Sit & Spin, Saturday, August 19

Hanging out with Polly Johnson, James Bertram, and John Atkins at a Capitol Hill coffee shop, we immediately get to talking about how annoying and irrelevant rock interviews can be.

"'What's the songwriting process like?' That's a really common question," says John, songwriter and guitar man, citing one of those rock writer attempts at provoking introspection. "But it doesn't seem like something that I would think to ask or something that people would be like, 'Aha, that's how they do it.'" He mentions that he'd love to talk to Elliott Smith or the Beta Band, but he'd probably ask them something like "Where's your favorite record store?"

Polly, the chick behind the drums, adds, "I love finding out random things like, oh, they have a pug. They bought the new fancy Nikes. I like to know that stuff, but I don't really care how somebody got their song together. I don't know how to do that stuff anyway. Like, 'Oh, I do this C thing.'" Her bandmates laugh, maybe because she has this habit of underestimating her part, or maybe because these conversations are usually so dull.

See, even though it's easy to assume that those who make great rock music must have captivating things to say about it, the truth is, aside from releasing three full-lengths and a handful of other records, one of them with Modest Mouse and many of them with producer Phil Ek (Built To Spill), 764-Hero couldn't be more normal. And so it is that we start having a completely normal conversation, like strangers meeting at a party and piecing together one another's lives.

"So, what was your first concert?" I inquire.

John, quickly, as if the memory is just that fresh in his mind, answers, "Bob Dylan and Tom Petty at the Tacoma Dome, I was in sixth grade. It was like a field trip for our band. We didn't play yet, we just talked about what our album covers would look like and what we'd say in interviews."

"I was just talking about that today—Prince, Purple Rain at the Tacoma Dome," Polly recalls. "It was on Valentine's Day. This is so dorky, but for my birthday, I came home and everything was purple. Purple cake, everything. On the cake it was like, We're going to Prince!"

James, who can be found playing bass, says, "7 Seconds and the Circle Jerks at Community World Theater in Tacoma." His bandmates look surprised and impressed.

"What kind of books did you read as kids?" I pose.

"I liked Encyclopedia Brown. The little child sleuth," John answers in a slightly contemptuous tone, as if he always sorta dreamed of stealing Encyclopedia's lunch or stuffing him in a gym locker. In his best read-out-loud voice he recalls, "You couldn't possibly have done that because your left arm was broken. You reached in your left pocket while running? I think not. I rest my case."
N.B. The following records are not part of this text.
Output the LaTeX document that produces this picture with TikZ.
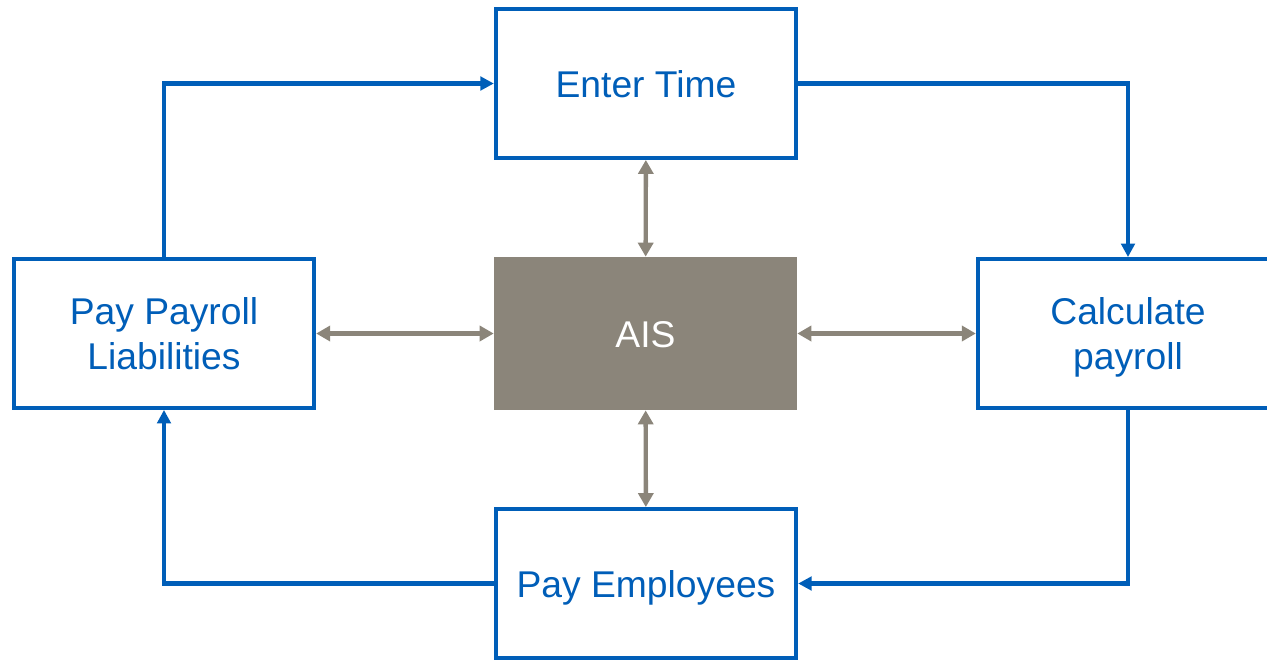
\documentclass[tikz,border=0pt]{standalone}
\usepackage{fontspec}
\setmainfont{Liberation Sans}
\usetikzlibrary{arrows.meta}
\definecolor{payblue}{RGB}{0,94,184}
\definecolor{aisgray}{RGB}{139,133,122}
\tikzset{
	stepbox/.style={draw=payblue, line width=2.5pt, fill=white, text=payblue,
		minimum width=6cm, minimum height=2.97cm, align=center,
		text height=0.54cm, text depth=0pt,
		font=\fontsize{21.2}{25.6}\selectfont},
	twolines/.style={text height=1.44cm},
	aisbox/.style={fill=aisgray, text=white, minimum width=6.06cm, minimum height=3.06cm,
		text height=0.54cm, text depth=0pt,
		font=\fontsize{21.2}{25.6}\selectfont},
	flow/.style={draw=payblue, line width=2.5pt, -{Triangle[length=0.27cm,width=0.27cm]}},
	link/.style={draw=aisgray, line width=2.5pt, {Triangle[length=0.28cm,width=0.3cm]}-{Triangle[length=0.28cm,width=0.3cm]}}
}
\begin{document}
\begin{tikzpicture}[x=0.02cm, y=-0.02cm]
	\useasboundingbox (0,0) rectangle (1267,660);
	\clip (0,0) rectangle (1267,660);
	
	% Kaesten
	\node[aisbox] (ais) at (645.5,333.5) {AIS};
	\node[stepbox] (time) at (646,83.5) {Enter Time};
	\node[stepbox, twolines] (calc) at (1128,333.5) {Calculate\\payroll};
	\node[stepbox] (pay) at (646,583.5) {Pay Employees};
	\node[stepbox, twolines] (liab) at (164,333.5) {Pay Payroll\\Liabilities};
	
	% Ablauf im Kreis
	\draw[flow] (liab.north) |- (time.west);
	\draw[flow] (time.east) -| (calc.north);
	\draw[flow] (calc.south) |- (pay.east);
	\draw[flow] (pay.west) -| (liab.south);
	
	% Verbindungen zum AIS
	\foreach \n in {time,calc,pay,liab} {
		\draw[link] (ais) -- (\n);
	}
\end{tikzpicture}
\end{document}
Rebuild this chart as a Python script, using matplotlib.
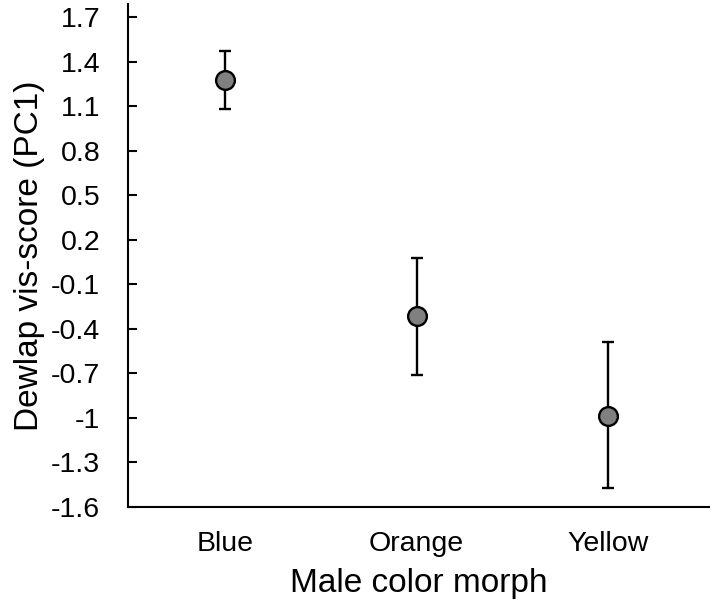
import matplotlib
matplotlib.use("Agg")
import matplotlib.pyplot as plt
import numpy as np

plt.rcParams["font.family"] = ["Liberation Sans", "DejaVu Sans"]

# Values.
MORPHS = ["Blue", "Orange", "Yellow"]
MEANS = [1.28, -0.31, -0.985]
UPPER = [1.47, 0.08, -0.49]
LOWER = [1.085, -0.71, -1.475]

Y_TICKS = [-1.6, -1.3, -1.0, -0.7, -0.4, -0.1, 0.2, 0.5, 0.8, 1.1, 1.4, 1.7]
Y_TICK_LABELS = ["-1.6", "-1.3", "-1", "-0.7", "-0.4", "-0.1",
                 "0.2", "0.5", "0.8", "1.1", "1.4", "1.7"]

fig = plt.figure(figsize=(7.1, 6.05), dpi=100)
ax = fig.add_axes([128 / 710, 98 / 605, 582 / 710, 503 / 605])

x = np.arange(len(MORPHS))
means = np.array(MEANS)
yerr = np.vstack([means - np.array(LOWER), np.array(UPPER) - means])

ax.errorbar(x, means, yerr=yerr, fmt="o", color="black", ecolor="black",
            elinewidth=1.7, capsize=4, capthick=1.7,
            markersize=13.5, markerfacecolor="#808080",
            markeredgecolor="black", markeredgewidth=1.7, zorder=3)

ax.set_xlim(-0.505, 2.53)
ax.set_ylim(-1.6, 1.79)

ax.set_yticks(Y_TICKS)
ax.set_yticklabels(Y_TICK_LABELS)
ax.set_xticks(x)
ax.set_xticklabels(MORPHS)

ax.tick_params(axis="y", direction="in", length=6.5, width=1.5, pad=20,
               labelsize=20.5)
ax.tick_params(axis="x", length=0, pad=17, labelsize=20.5)

for side in ["top", "right"]:
    ax.spines[side].set_visible(False)
for side in ["left", "bottom"]:
    ax.spines[side].set_linewidth(1.5)

ax.set_xlabel("Male color morph", fontsize=24, labelpad=8)
ax.set_ylabel("Dewlap vis-score (PC1)", fontsize=24, labelpad=4)

fig.savefig("out.png", dpi=100)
Polly pontificates on Judy Blume, "Are You There God, It's Me, Margaret. Fucking Forever . . . ? That was good slumber party crap."

"I remember How to Eat Fried Worms," James adds. "I did that, I ate fried worms."

I THINK UP a special question for each of them. Afterward, Polly, her doe eyes wide, says, "Wow, those were the perfect questions for each of us."

So pay careful attention; apparently this is 764-Hero in a nutshell.

Polly's wearing a great little mohair sweater so I ask her where she likes to shop.

"I love to go shopping. I used to spend a lot of time going around to all the thrift stores and places like Red Light, which used to be really good and now it's just shit. But I'm sorta like, 'Uh, that takes a lot of time,' so now I just go to the Gap. I love mohair sweaters. They're my favorite things."

I guess John likes to shop, too, because he adds, "I like Lipstick Traces." But that wasn't his question, so I ask him what movie he could watch over and over again.

"I like late '60s and early '70s conspiracy/espionage movies; The Anderson Tapes, The Parallax View, All the President's Men. Bugging devices and stuff like that. So one of those."

Finally, I ask James to tell me his favorite place to eat in Seattle.

"Ohhhh . . . I love to eat." Everyone cracks up as he gets this totally devilish, ravenous look in his eyes, like he's the kind of guy who can gulp gallons of milk straight outta the jug. "I really like the Noodle Ranch. There are so many good restaurants! I either go to the Noodle Ranch or Longshoreman's Daughter or Machiavelli."

And that's 764-Hero. They couldn't be more normal.